Another cause of C64 programs not working on the C128 in C64 mode is that the SID register mirror images are missing on the C128 in C64 mode. At $D500, MMU registers exist on the C128 (invisible in C64 mode) and at $D600 the VDC port registers are placed.
On the C128, both in C128 and in C64 mode, bit 6 in register $01 is used to tell whether the CAPS LOCK/ASCII DIN/ASCII CC key is pressed or not. This may cause certain C64 programs that do not mask the bits in register $01 properly to fail.

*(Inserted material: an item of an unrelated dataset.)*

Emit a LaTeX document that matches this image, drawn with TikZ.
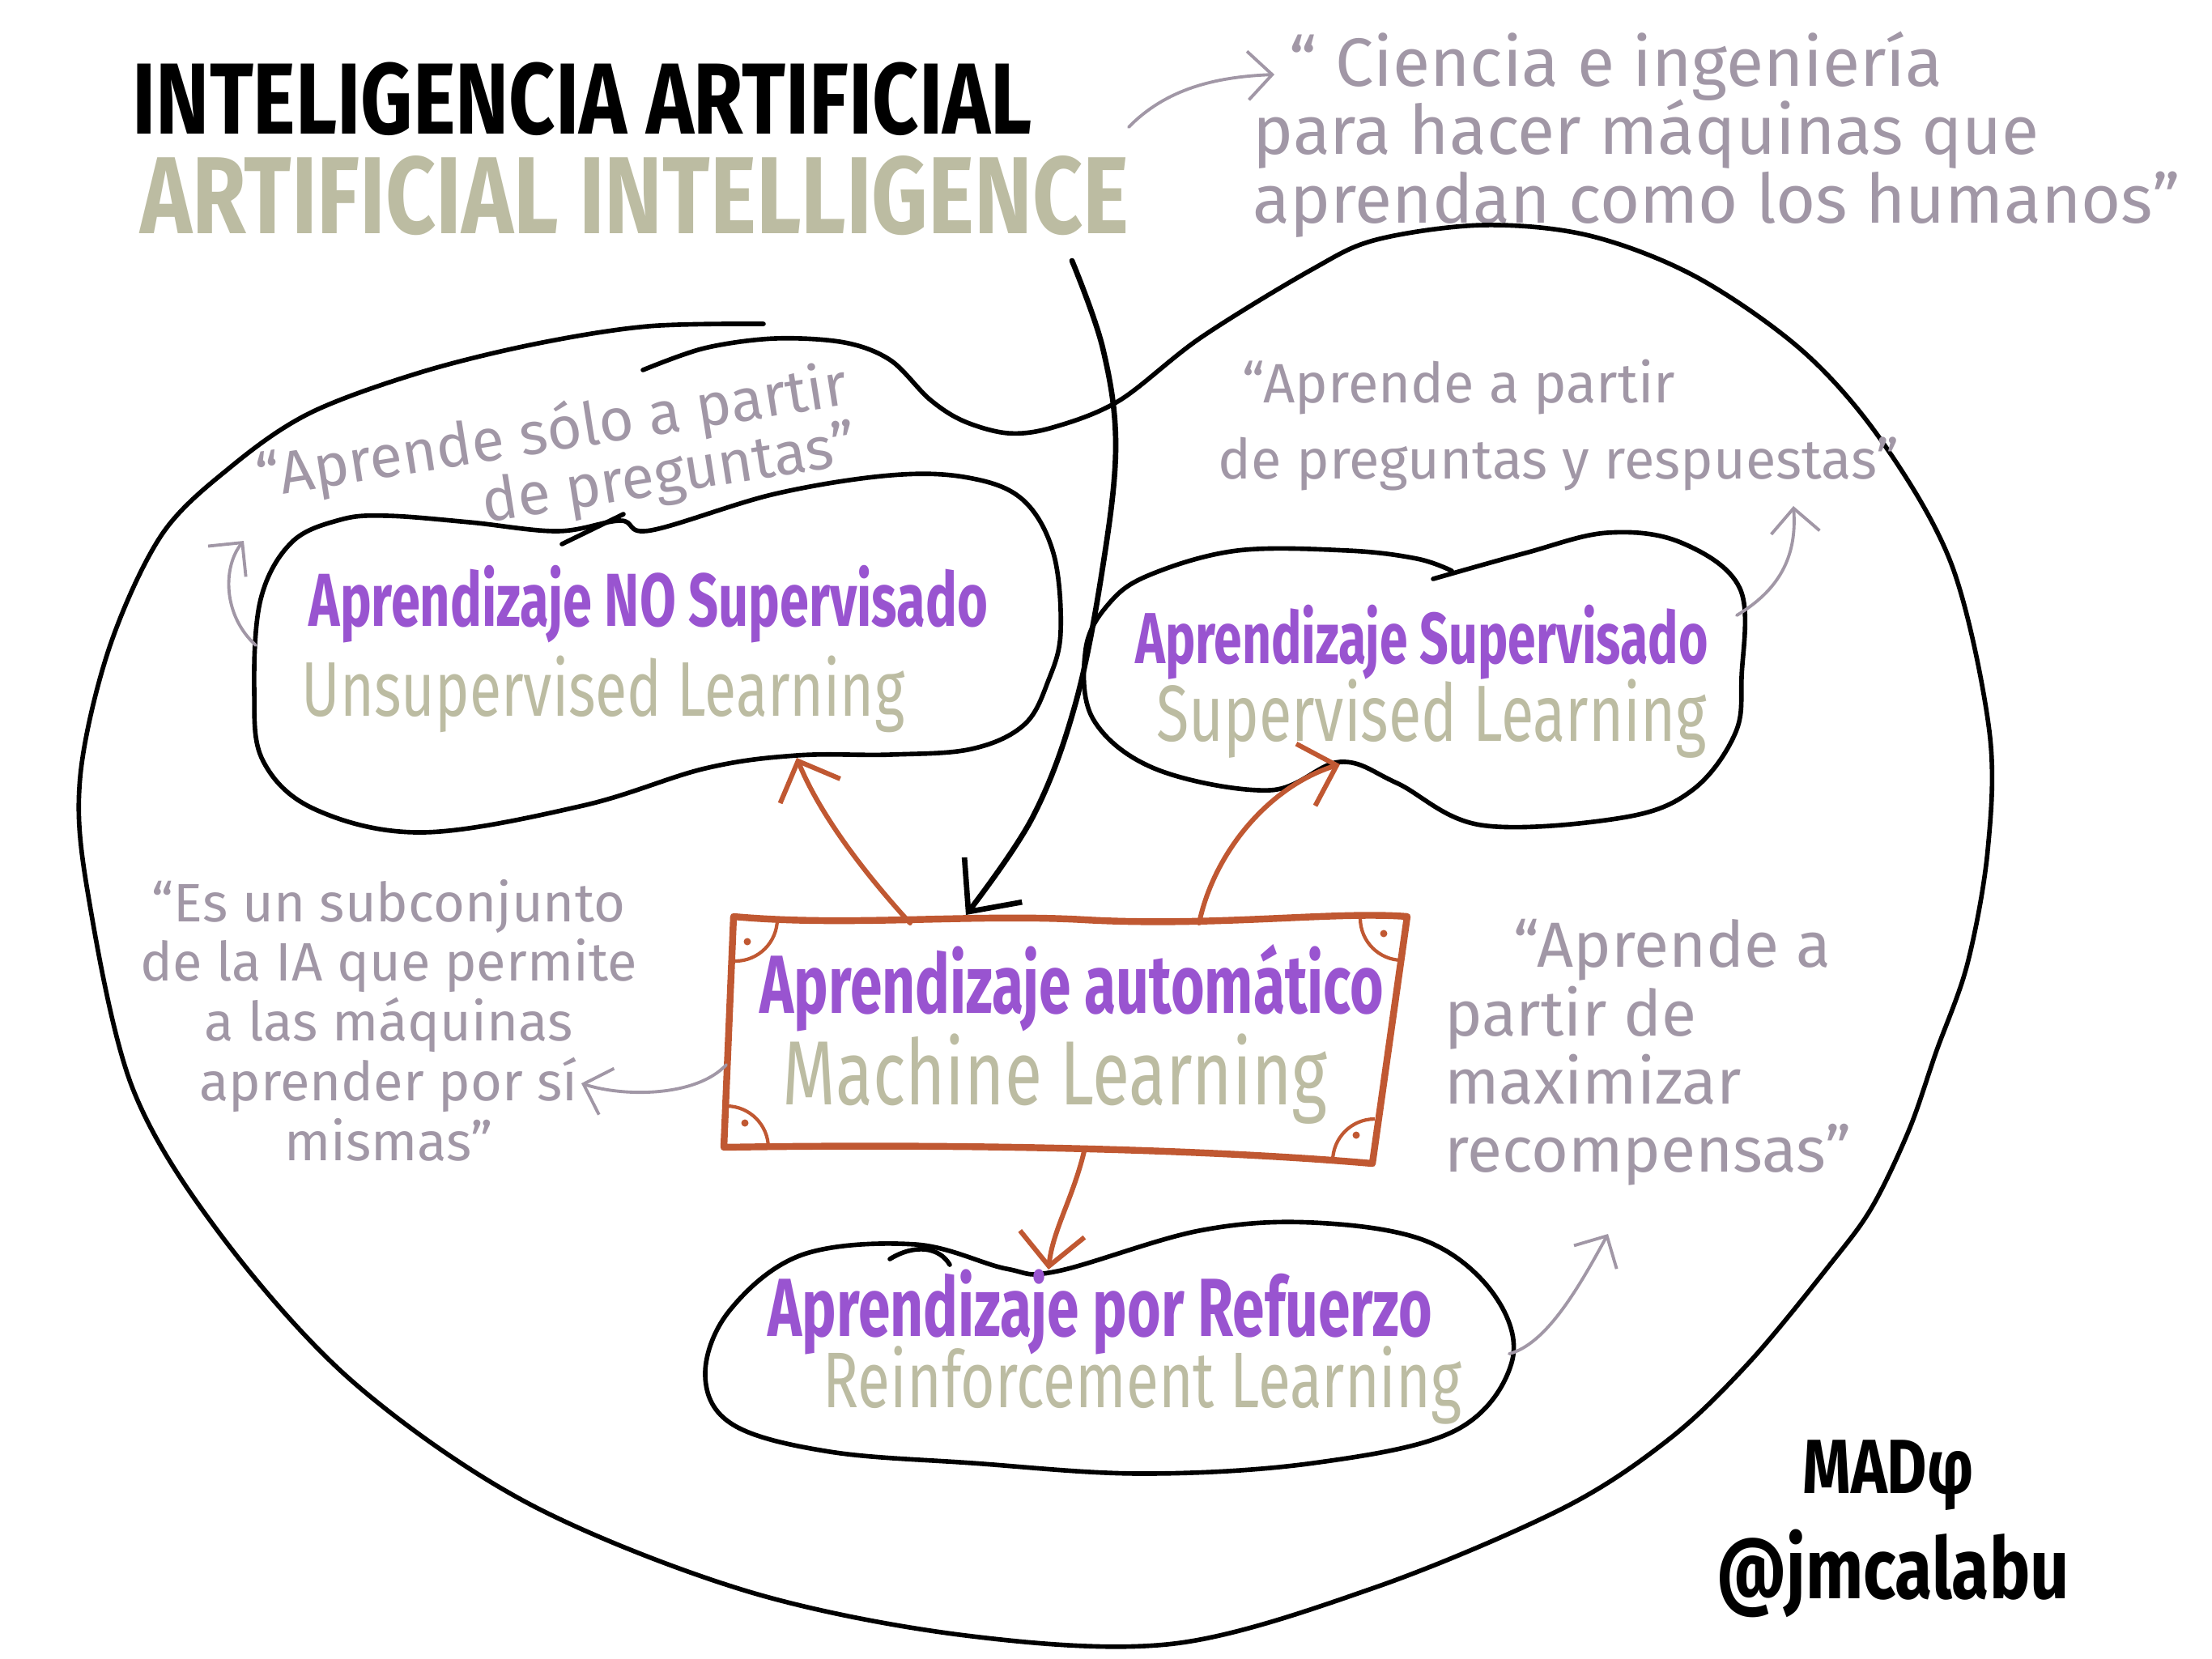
\documentclass[tikz,border=0pt]{standalone}
\usepackage{fontspec}
\usepackage{tikz}
\usetikzlibrary{arrows.meta,positioning,calc}
\newfontfamily\hand{Fira Sans}[FakeStretch=0.8]
\newfontfamily\inkfont{Fira Sans}[FakeStretch=0.7]
\newfontfamily\olivefont{Fira Sans}[FakeStretch=0.75]
\newfontfamily\notefont{Fira Sans}
\definecolor{PurpleInk}{RGB}{153,84,208}
\definecolor{OliveInk}{RGB}{188,188,162}
\definecolor{GreyInk}{RGB}{161,151,166}
\definecolor{RustInk}{RGB}{192,88,50}
\tikzset{outline/.style={line width=1.6pt,line join=round,line cap=round},
	rustbox/.style={RustInk,line width=2.4pt,line join=round,line cap=round},
	rustarrow/.style={RustInk,line width=1.7pt,line cap=round,-{Straight Barb[length=4mm,width=8mm,line width=1.7pt]}},
	blackarrow/.style={line width=1.9pt,line cap=round,-{Straight Barb[length=5mm,width=9mm,line width=1.9pt]}},
	greyarrow/.style={GreyInk,line width=1.1pt,line cap=round,-{Straight Barb[length=3mm,width=6mm,line width=1.1pt]}},
	purpletxt/.style={PurpleInk,inner sep=0pt},
	olivetxt/.style={OliveInk,inner sep=0pt},
	quotetxt/.style={GreyInk,inner sep=0pt}}
\newcommand{\notesize}[2]{\notefont\fontsize{#1}{#2}\selectfont\lineskiplimit=-100pt}

\begin{document}
\begin{tikzpicture}
	\useasboundingbox (0,0) rectangle (27.32,-20.48);
	\node[font=\hand\bfseries\fontsize{35.5}{35.5}\selectfont,inner sep=0pt] (titleEs) at (7.19,-1.22) {INTELIGENCIA ARTIFICIAL};
	\node[OliveInk,font=\hand\bfseries\fontsize{38.5}{38.5}\selectfont,inner sep=0pt] (titleEn) at (7.84,-2.42) {ARTIFICIAL INTELLIGENCE};
	\node[quotetxt,font=\notesize{24}{24},align=left] (qAI) at (21.2,-1.66) {\hspace*{0.45cm}“ Ciencia e ingeniería\\para hacer máquinas que\\aprendan como los humanos”};
	% big outline
	\draw[outline] plot[smooth,tension=0.55] coordinates {(9.43,-4.00) (8.00,-4.03) (6.60,-4.25) (5.19,-4.60) (3.83,-5.10) (2.87,-5.75) (2.00,-6.60) (1.35,-8.00) (0.99,-9.60) (1.08,-11.00) (1.63,-13.42) (2.71,-15.23) (4.34,-17.05) (6.51,-18.56) (9.22,-19.65) (11.93,-20.20) (14.50,-20.30) (17.00,-19.60) (19.30,-18.63) (20.62,-17.77) (21.61,-16.82) (22.60,-15.62) (23.12,-14.91) (23.58,-13.95) (23.91,-13.00) (24.30,-11.90) (24.55,-10.50) (24.57,-9.03) (24.11,-6.99) (23.25,-5.46) (22.27,-4.34) (20.95,-3.42) (19.63,-2.91) (18.32,-2.78) (17.00,-2.96) (16.20,-3.33) (14.83,-4.17) (13.82,-4.95) (13.00,-5.28) (12.45,-5.35) (11.90,-5.20) (11.48,-4.93) (11.00,-4.45) (10.43,-4.23) (9.57,-4.18) (8.70,-4.30) (7.94,-4.57)};
	% unsupervised
	\draw[outline] plot[smooth cycle,tension=0.6] coordinates {(3.14,-8.54) (3.22,-7.40) (3.60,-6.70) (4.20,-6.42) (4.78,-6.37) (5.80,-6.45) (6.89,-6.56) (7.66,-6.43) (8.04,-6.55) (9.57,-6.10) (11.00,-5.87) (11.96,-5.90) (12.63,-6.17) (13.01,-6.83) (13.10,-7.80) (12.95,-8.40) (12.65,-8.95) (12.00,-9.25) (11.00,-9.32) (9.84,-9.33) (8.71,-9.49) (7.20,-9.95) (5.23,-10.28) (3.90,-10.00) (3.25,-9.40)};
	\draw[outline] (7.70,-6.35) -- (6.94,-6.72);
	% supervised
	\draw[outline] plot[smooth,tension=0.6] coordinates {(17.70,-7.15) (18.84,-6.83) (19.85,-6.58) (20.76,-6.70) (21.49,-7.27) (21.51,-8.36) (21.43,-9.06) (20.90,-9.76) (20.03,-10.10) (18.29,-10.19) (17.25,-9.67) (16.55,-9.41) (15.68,-9.76) (14.28,-9.50) (13.50,-8.88) (13.41,-8.01) (13.70,-7.45) (14.20,-7.10) (15.28,-6.80) (16.65,-6.80) (17.50,-6.90) (17.93,-7.05)};
	% reinforcement
	\draw[outline] plot[smooth cycle,tension=0.6] coordinates {(8.71,-17.00) (9.06,-17.60) (10.25,-17.93) (12.01,-18.07) (14.11,-18.20) (16.22,-18.07) (17.97,-17.67) (18.67,-16.83) (18.46,-16.00) (17.62,-15.33) (16.22,-15.10) (14.81,-15.20) (13.06,-15.70) (12.43,-15.67) (11.31,-15.37) (9.90,-15.50) (9.00,-16.20)};
	\draw[outline] (10.99,-15.55) .. controls (11.3,-15.36) and (11.6,-15.40) .. (11.73,-15.62);
	% machine learning box
	\draw[rustbox] (9.06,-11.32) .. controls (10.5,-11.45) and (12.0,-11.28) .. (13.4,-11.36) .. controls (15.0,-11.45) and (16.5,-11.25) .. (17.38,-11.32) -- (16.95,-14.37) .. controls (15.0,-14.20) and (12.0,-14.12) .. (8.94,-14.17) -- cycle;
	\draw[RustInk,line width=1.2pt] (9.08,-11.87) arc[start angle=-90,end angle=0,radius=0.52];
	\draw[RustInk,line width=1.2pt] (16.80,-11.34) arc[start angle=180,end angle=270,radius=0.52];
	\draw[RustInk,line width=1.2pt] (9.49,-14.18) arc[start angle=0,end angle=90,radius=0.52];
	\draw[RustInk,line width=1.2pt] (16.98,-13.82) arc[start angle=90,end angle=180,radius=0.52];
	\fill[RustInk] (9.23,-11.63) circle (0.045) (17.09,-11.53) circle (0.045) (9.20,-13.87) circle (0.045) (16.75,-14.02) circle (0.045);
	% texts
	\node[quotetxt,font=\notesize{21}{21},align=right,rotate=9] (qUns) at (6.88,-5.72) {“Aprende sólo a partir\\de preguntas”};
	\node[purpletxt,font=\inkfont\bfseries\fontsize{26.4}{26.4}\selectfont] (unsEs) at (8.01,-7.46) {Aprendizaje NO Supervisado};
	\node[olivetxt,font=\olivefont\fontsize{27.2}{27.2}\selectfont] (unsEn) at (7.45,-8.57) {Unsupervised Learning};
	\node[quotetxt,font=\notesize{19.5}{27},align=left] (qSup) at (19.25,-5.25) {\hspace*{0.3cm}“Aprende a partir\\de preguntas y respuestas”};
	\node[purpletxt,font=\inkfont\bfseries\fontsize{25.4}{25.4}\selectfont] (supEs) at (17.56,-7.93) {Aprendizaje Supervisado};
	\node[olivetxt,font=\olivefont\fontsize{28}{28}\selectfont] (supEn) at (17.68,-8.88) {Supervised Learning};
	\node[purpletxt,font=\inkfont\bfseries\fontsize{29}{29}\selectfont] (mlEs) at (13.24,-12.20) {Aprendizaje automático};
	\node[olivetxt,font=\olivefont\fontsize{32}{32}\selectfont] (mlEn) at (13.03,-13.33) {Machine Learning};
	\node[quotetxt,font=\notesize{19}{21},align=center] (qMl) at (4.80,-12.60) {“Es un subconjunto\\de la IA que permite\\a las máquinas\\aprender por sí\\mismas”};
	\node[quotetxt,font=\notesize{22.4}{24},align=left] (qRl) at (20.35,-13.00) {\hspace*{0.85cm}“Aprende a\\partir de\\maximizar\\recompensas”};
	\node[purpletxt,font=\inkfont\bfseries\fontsize{29}{29}\selectfont] (rlEs) at (13.59,-16.20) {Aprendizaje por Refuerzo};
	\node[olivetxt,font=\olivefont\fontsize{27.7}{27.7}\selectfont] (rlEn) at (14.11,-17.11) {Reinforcement Learning};
	\node[font=\hand\bfseries\fontsize{27}{27}\selectfont,inner sep=0pt] (sigA) at (23.32,-18.22) {MADφ};
	\node[font=\hand\bfseries\fontsize{30}{30}\selectfont,inner sep=0pt] (sigB) at (23.38,-19.43) {@jmcalabu};
	% connectors
	\coordinate (aiStart) at (13.24,-3.22);
	\coordinate (mlTop) at (11.93,-11.30);
	\coordinate (mlNW) at (11.24,-11.40);
	\coordinate (mlNE) at (14.81,-11.40);
	\coordinate (mlS) at (13.39,-14.22);
	\coordinate (unsIn) at (9.84,-9.36);
	\coordinate (supIn) at (16.55,-9.44);
	\coordinate (rlIn) at (12.95,-15.68);
	\draw[blackarrow] plot[smooth,tension=0.6] coordinates {(aiStart) (13.62,-4.3) (13.78,-5.5) (13.62,-7.0) (13.28,-8.7) (12.75,-10.1) (mlTop)};
	\draw[rustarrow] (mlNW) .. controls (10.6,-10.7) and (10.1,-10.0) .. (unsIn);
	\draw[rustarrow] (mlNE) .. controls (15.0,-10.5) and (15.7,-9.7) .. (supIn);
	\draw[rustarrow] (mlS) .. controls (13.25,-14.8) and (13.0,-15.2) .. (rlIn);
	\coordinate (aiQ) at (13.94,-1.57);
	\coordinate (aiQto) at (15.74,-0.92);
	\coordinate (unsQ) at (3.16,-7.97);
	\coordinate (unsQto) at (3.01,-6.68);
	\coordinate (supQ) at (21.45,-7.60);
	\coordinate (supQto) at (22.15,-6.25);
	\coordinate (mlQ) at (8.97,-13.15);
	\coordinate (mlQto) at (7.18,-13.38);
	\coordinate (rlQ) at (18.64,-16.72);
	\coordinate (rlQto) at (19.86,-15.24);
	\draw[greyarrow] (aiQ) .. controls (14.4,-1.1) and (15.0,-0.95) .. (aiQto);
	\draw[greyarrow] (unsQ) .. controls (2.75,-7.6) and (2.75,-7.0) .. (unsQto);
	\draw[greyarrow] (supQ) .. controls (21.95,-7.3) and (22.2,-6.9) .. (supQto);
	\draw[greyarrow] (mlQ) .. controls (8.6,-13.55) and (7.7,-13.55) .. (mlQto);
	\draw[greyarrow] (rlQ) .. controls (19.1,-16.6) and (19.5,-15.9) .. (rlQto);
\end{tikzpicture}
\end{document}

I have received information about that there are compatibility problems with some C64 game cartridges on the C128. This especially concerns cartridges that hack in /EXROM on reset for some cycles. As I have understood it, the problem is that on the C128 it takes more cycles until the system reaches C64 mode and the Kernal routine that checks for the signature CBM80 at $8000 after a reset (this signature indicates that a C64 cartridge is present).